My experience teaching macro at Queens College suggests that at least among college students, there is a general perception that the rate of price inflation never falls, and furthermore that prices never fall. I attribute some of this to the large portion of budget spent on rent here in NYC, where rent control and stabilization policies will typically prevent rents from ever falling. But I'm not sure whether people internalize how food and energy prices go down as well as up.
To be sure, central banks aim for a target rate of core inflation around 2 or 3 percent, so prices typically rise rather than fall. But we haven't done a very good job explaining why the target needs to be positive, nor why it should be core rather than total inflation.

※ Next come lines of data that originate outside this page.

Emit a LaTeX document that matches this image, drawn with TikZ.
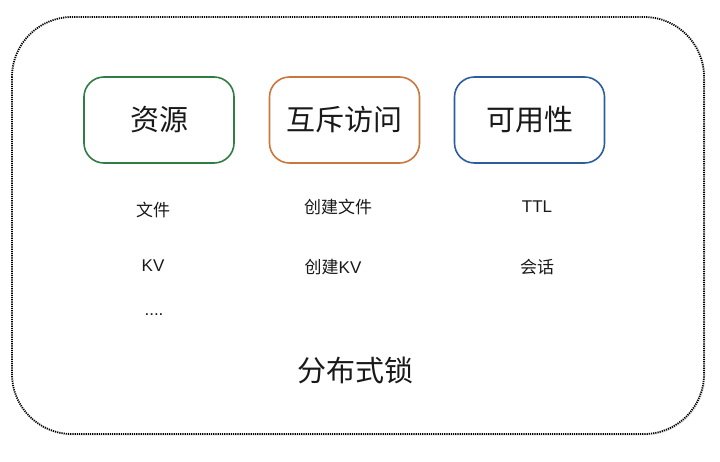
\documentclass[tikz,border=0pt]{standalone}
\usepackage{fontspec}
\setmainfont{Liberation Sans}
\newfontfamily\cjk{Noto Sans CJK SC}
\usetikzlibrary{shadows}
\definecolor{cgreen}{HTML}{2F7D40}
\definecolor{corange}{HTML}{C9773A}
\definecolor{cblue}{HTML}{2A5E9E}
\tikzset{
  x=1pt, y=-1pt,
  outer/.style={draw=black, line width=1.8pt, dash pattern=on 1.2pt off 1pt, rounded corners=60pt,
    drop shadow={shadow xshift=1.5pt, shadow yshift=-1.5pt, opacity=0.15}, fill=white},
  catbox/.style={draw, line width=1.6pt, rounded corners=20pt, minimum width=150pt, minimum height=86pt, fill=white},
  bigtxt/.style={font=\cjk\fontsize{29}{32}\selectfont, text=black!90},
  smalltxt/.style={font=\fontsize{17}{20}\selectfont, text=black!90},
}
\begin{document}
\begin{tikzpicture}
\useasboundingbox (0,0) rectangle (720,461);
\path[outer] (12,17) rectangle (704,434);
\node[catbox, draw=cgreen] (res) at (159,120) {};
\node[catbox, draw=corange] (mutex) at (344.5,120) {};
\node[catbox, draw=cblue] (avail) at (529.5,120) {};
\node[bigtxt] (resT) at (res.center) {资源};
\node[bigtxt] (mutexT) at (mutex.center) {互斥访问};
\node[bigtxt] (availT) at (avail.center) {可用性};
\node[smalltxt] (f1) at (153,210) {\cjk 文件};
\node[smalltxt] (f2) at (338,207) {\cjk 创建文件};
\node[smalltxt] (f3) at (537,207) {TTL};
\node[smalltxt] (k1) at (153,266) {KV};
\node[smalltxt] (k2) at (333,267) {{\cjk 创建}KV};
\node[smalltxt] (k3) at (537,267) {\cjk 会话};
\node[smalltxt] (d1) at (154,315) {....};
\node[bigtxt] (title) at (355.5,370) {分布式锁};
\end{tikzpicture}
\end{document}
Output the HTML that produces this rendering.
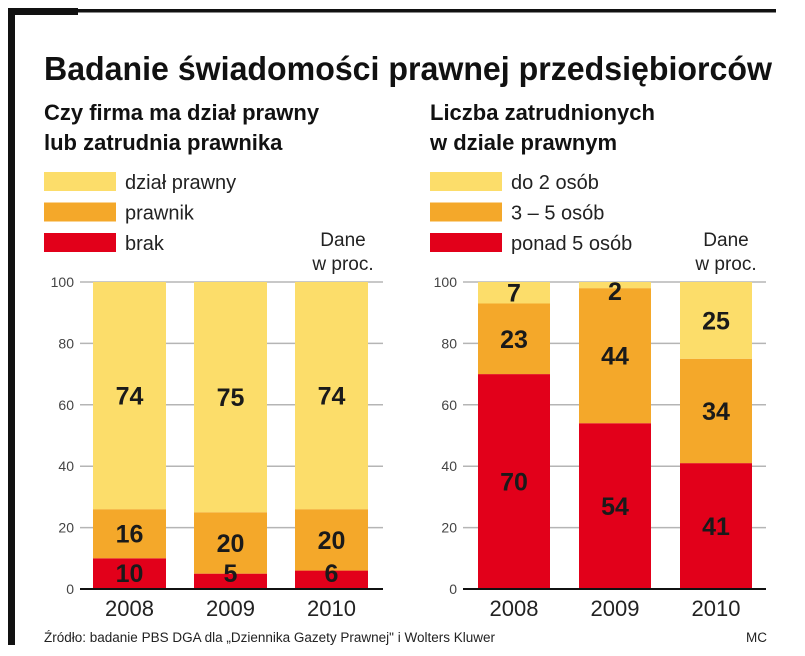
<!DOCTYPE html>
<html><head><meta charset="utf-8"><style>
body{margin:0;background:#fff;}
svg{display:block;font-family:"Liberation Sans",sans-serif;}
</style></head><body>
<svg width="805" height="656" viewBox="0 0 805 656">
<rect x="8" y="8" width="7" height="637" fill="#111"/>
<rect x="8" y="8" width="70" height="7" fill="#111"/>
<rect x="8" y="9" width="768" height="3.5" fill="#111"/>
<text x="44" y="80" font-size="33" font-weight="bold" fill="#111" textLength="728" lengthAdjust="spacingAndGlyphs">Badanie świadomości prawnej przedsiębiorców</text>
<text x="44" y="120" font-size="22" font-weight="bold" fill="#111">Czy firma ma dział prawny</text>
<text x="44" y="150" font-size="22" font-weight="bold" fill="#111">lub zatrudnia prawnika</text>
<text x="430" y="120" font-size="22" font-weight="bold" fill="#111">Liczba zatrudnionych</text>
<text x="430" y="150" font-size="22" font-weight="bold" fill="#111">w dziale prawnym</text>
<g id="charts"></g>
<text x="44" y="642" font-size="13.5" fill="#222">Źródło: badanie PBS DGA dla „Dziennika Gazety Prawnej" i Wolters Kluwer</text>
<text x="746" y="642" font-size="13.5" fill="#222">MC</text>
</svg>
<script>
const years = ["2008","2009","2010"];
const leftBrak = [10,5,6];
const leftPrawnik = [16,20,20];
const leftDzial = [74,75,74];
const leftNames = ["dział prawny","prawnik","brak"];
const rightPonad5 = [70,54,41];
const right3to5 = [23,44,34];
const rightDo2 = [7,2,25];
const rightNames = ["do 2 osób","3 – 5 osób","ponad 5 osób"];
const yTicks = [0,20,40,60,80,100];
const COLORS = ["#FCDD6A","#F4A82A","#E2001A"];
const NS = "http://www.w3.org/2000/svg";
const root = document.getElementById("charts");
function mk(tag, attrs, text){const e=document.createElementNS(NS,tag);for(const k in attrs)e.setAttribute(k,attrs[k]);if(text!==undefined)e.textContent=text;root.appendChild(e);return e;}

function chart(prefix, x0, gridL, gridR, bar0, step, bw, stacks, names){
  const yTop=282, yBase=589;
  const y = v => yBase - v/100*(yBase-yTop);
  names.forEach((n,i)=>{
    const r=mk("rect",{x:x0,y:172+i*30.5,width:72,height:19,fill:COLORS[i]});
    
    
    const t=mk("text",{x:x0+81,y:189+i*30.5,"font-size":20,fill:"#222"},n);
    
    
  });
  const d1=mk("text",{x:gridR-40,y:246,"font-size":19,fill:"#222","text-anchor":"middle"},"Dane");
  
  
  const d2=mk("text",{x:gridR-40,y:270,"font-size":19,fill:"#222","text-anchor":"middle"},"w proc.");
  
  
  yTicks.forEach(v=>{
    if(v>0){const g=mk("line",{x1:gridL,x2:gridR,y1:y(v),y2:y(v),stroke:"#b5b5b5","stroke-width":1.5});
      
      }
    const t=mk("text",{x:gridL-6,y:y(v)+5,"font-size":14,fill:"#444","text-anchor":"end"},v);
    
    
  });
  const labels=[];
  years.forEach((yr,i)=>{
    const bx=bar0+i*step;
    let acc=0;
    stacks.forEach((arr,s)=>{
      const v=arr[i];
      const top=y(acc+v), bot=y(acc);
      const r=mk("rect",{x:bx,y:top,width:bw,height:bot-top,fill:COLORS[2-s]});
      
      
      let cy=(top+bot)/2;
      cy=Math.min(cy,yBase-16); cy=Math.max(cy,yTop+9);
      labels.push([bx+bw/2,cy+9,v,yr,s]);
      acc+=v;
    });
    const t=mk("text",{x:bx+bw/2,y:616,"font-size":22,fill:"#222","text-anchor":"middle"},yr);
    
    
  });
  labels.forEach(l=>{
    const t=mk("text",{x:l[0],y:l[1],"font-size":25,"font-weight":"bold",fill:"#1a1a1a","text-anchor":"middle"},l[2]);
    
    
  });
  const ax=mk("line",{x1:gridL,x2:gridR,y1:yBase,y2:yBase,stroke:"#111","stroke-width":2});
  
  
}
chart("left",44,80,383,93,101,73,[leftBrak,leftPrawnik,leftDzial],leftNames);
chart("right",430,463,766,478,101,72,[rightPonad5,right3to5,rightDo2],rightNames);
</script>
</body></html>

Ironically, I'd say Dudley explained himself fairly well in his remarks, but probably not in a way that made sense to his audience:
[E]ven if commodity price pressures were to prove persistent, they have a smaller impact in the United States than they do in many other countries. Relative to most other major economies, the U.S. inflation rate is lower, the amount of slack much greater and commodities represent a relatively small share of our consumption basket. This small share helps to explain why the “pass-through” of commodity prices into core measures of inflation has been very low in the United States for several decades.
Thus, while rising commodity prices may be giving some of you a bad headache, they are not likely to lead to a sustained rise in inflation to levels inconsistent with our dual mandate. We will have to ensure, however, that these pressures do not cause inflation expectations to become unanchored.